Job:
Extract all lines containing "chart".

----- Dataset extract -----

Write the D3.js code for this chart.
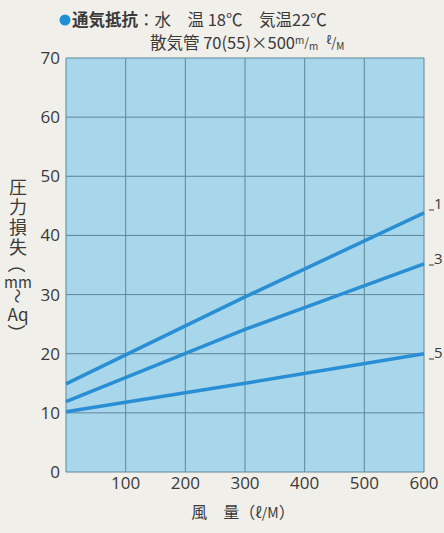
<!DOCTYPE html>
<html>
<head>
<meta charset="utf-8">
<script src="https://cdn.jsdelivr.net/npm/d3@7"></script>
<style>
  html, body { margin: 0; padding: 0; background: #f1efe9; }
  svg { display: block; font-family: "Noto Sans CJK JP", "Noto Sans", sans-serif; }
</style>
</head>
<body>
<svg id="chart" width="444" height="533"></svg>
<script>
// Data
const flows = [0, 300, 600];                 // 風量 (ℓ/M)
const seriesNames = ['1', '3', '5'];
const seriesValues = [
    [14.9, 29.6, 43.8],
    [11.9, 24.1, 35.2],
    [10.2, 15.0, 20.0]
];
const xTicks = [100, 200, 300, 400, 500, 600];
const yTicks = [0, 10, 20, 30, 40, 50, 60, 70];

const svg = d3.select('#chart');

// Plot area
const plotLeft = 66, plotRight = 424, plotTop = 58, plotBottom = 472;

const x = d3.scaleLinear().domain([0, 600]).range([plotLeft, plotRight]);
const y = d3.scaleLinear().domain([0, 70]).range([plotBottom, plotTop]);

const gridColor = '#5f8799';
const lineColor = '#2a8ed4';
const textColor = '#3a3a3a';
const numFont = '"Open Sans", sans-serif';

// Blue background of the plot
svg.append('rect')
    .attr('x', plotLeft).attr('y', plotTop)
    .attr('width', plotRight - plotLeft).attr('height', plotBottom - plotTop)
    .attr('fill', '#a8d6ea');

// Grid lines
svg.append('g')
    .selectAll('line')
    .data(yTicks)
    .enter()
    .append('line')
    .attr('x1', plotLeft).attr('x2', plotRight)
    .attr('y1', d => y(d)).attr('y2', d => y(d))
    .attr('stroke', gridColor).attr('stroke-width', 1);

svg.append('g')
    .selectAll('line')
    .data([0].concat(xTicks))
    .enter()
    .append('line')
    .attr('x1', d => x(d)).attr('x2', d => x(d))
    .attr('y1', plotTop).attr('y2', plotBottom)
    .attr('stroke', gridColor).attr('stroke-width', 1);

// Y tick labels
svg.append('g')
    .selectAll('text')
    .data(yTicks)
    .enter()
    .append('text')
    .attr('x', plotLeft - 6)
    .attr('y', d => y(d) + 6)
    .attr('text-anchor', 'end')
    .attr('font-family', numFont)
    .attr('font-size', 17)
    .attr('fill', textColor)
    .text(d => d);

// X tick labels
svg.append('g')
    .selectAll('text')
    .data(xTicks)
    .enter()
    .append('text')
    .attr('x', d => x(d))
    .attr('y', 489)
    .attr('text-anchor', 'middle')
    .attr('font-family', numFont)
    .attr('font-size', 17)
    .attr('fill', textColor)
    .text(d => d);

// Lines
const line = d3.line()
    .x((d, i) => x(flows[i]))
    .y(d => y(d));

svg.append('g')
    .selectAll('path')
    .data(seriesValues)
    .enter()
    .append('path')
    .attr('d', d => line(d))
    .attr('fill', 'none')
    .attr('stroke', lineColor)
    .attr('stroke-width', 3.5);

// Series labels at right edge
const labelY = [203, 258, 352];
const labels = svg.append('g');
seriesNames.forEach((name, i) => {
    labels.append('line')
        .attr('x1', 429).attr('x2', 434)
        .attr('y1', labelY[i] + 7).attr('y2', labelY[i] + 7)
        .attr('stroke', textColor).attr('stroke-width', 1);
    labels.append('text')
        .attr('x', 434)
        .attr('y', labelY[i] + 6)
        .attr('font-family', numFont)
        .attr('font-size', 15)
        .attr('fill', textColor)
        .text(name);
});

// Title
svg.append('circle')
    .attr('cx', 65).attr('cy', 20).attr('r', 5.5)
    .attr('fill', '#1f8fd8');

const t1 = svg.append('text')
    .attr('x', 72).attr('y', 26)
    .attr('font-size', 16.5)
    .attr('fill', textColor);
t1.append('tspan').attr('font-weight', 'bold').text('通気抵抗');
t1.append('tspan').text('：水　温 18℃　気温22℃');

const t2 = svg.append('text')
    .attr('x', 150).attr('y', 49)
    .attr('font-size', 16.5)
    .attr('fill', textColor);
t2.append('tspan').text('散気管 70(55)×500');
t2.append('tspan').attr('font-size', 10).attr('dy', -5).text('m');
t2.append('tspan').attr('font-size', 12).attr('dy', 3).text('/');
t2.append('tspan').attr('font-size', 10).attr('dy', 3).text('m');
t2.append('tspan').attr('font-size', 11).attr('dx', 8).attr('dy', -6).text('ℓ');
t2.append('tspan').attr('font-size', 13).attr('dy', 3).text('/');
t2.append('tspan').attr('font-size', 10).attr('dy', 3).text('M');

// X axis title
const xt = svg.append('text')
    .attr('x', 243).attr('y', 518)
    .attr('text-anchor', 'middle')
    .attr('font-size', 16)
    .attr('fill', textColor);
xt.append('tspan').text('風　量（');
xt.append('tspan').attr('font-size', 14).text('ℓ/M');
xt.append('tspan').text('）');

// Y axis title, stacked vertically
const yTitle = [
    { t: '圧', y: 186, rot: 0, size: 18 },
    { t: '力', y: 206, rot: 0, size: 18 },
    { t: '損', y: 226, rot: 0, size: 18 },
    { t: '失', y: 246, rot: 0, size: 18 },
    { t: '（', y: 264, rot: 90, size: 18 },
    { t: 'mm', y: 281, rot: 0, size: 15 },
    { t: '～', y: 296, rot: 90, size: 15 },
    { t: 'Aq', y: 313, rot: 0, size: 17 },
    { t: '）', y: 333, rot: 90, size: 18 }
];
svg.append('g')
    .selectAll('text')
    .data(yTitle)
    .enter()
    .append('text')
    .attr('transform', d => `translate(18,${d.y}) rotate(${d.rot})`)
    .attr('text-anchor', 'middle')
    .attr('dominant-baseline', 'central')
    .attr('font-size', d => d.size)
    .attr('fill', textColor)
    .text(d => d.t);
</script>
</body>
</html>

-----

Right answer:
Write the D3.js code for this chart.
<svg id="chart" width="444" height="533"></svg>
const svg = d3.select('#chart');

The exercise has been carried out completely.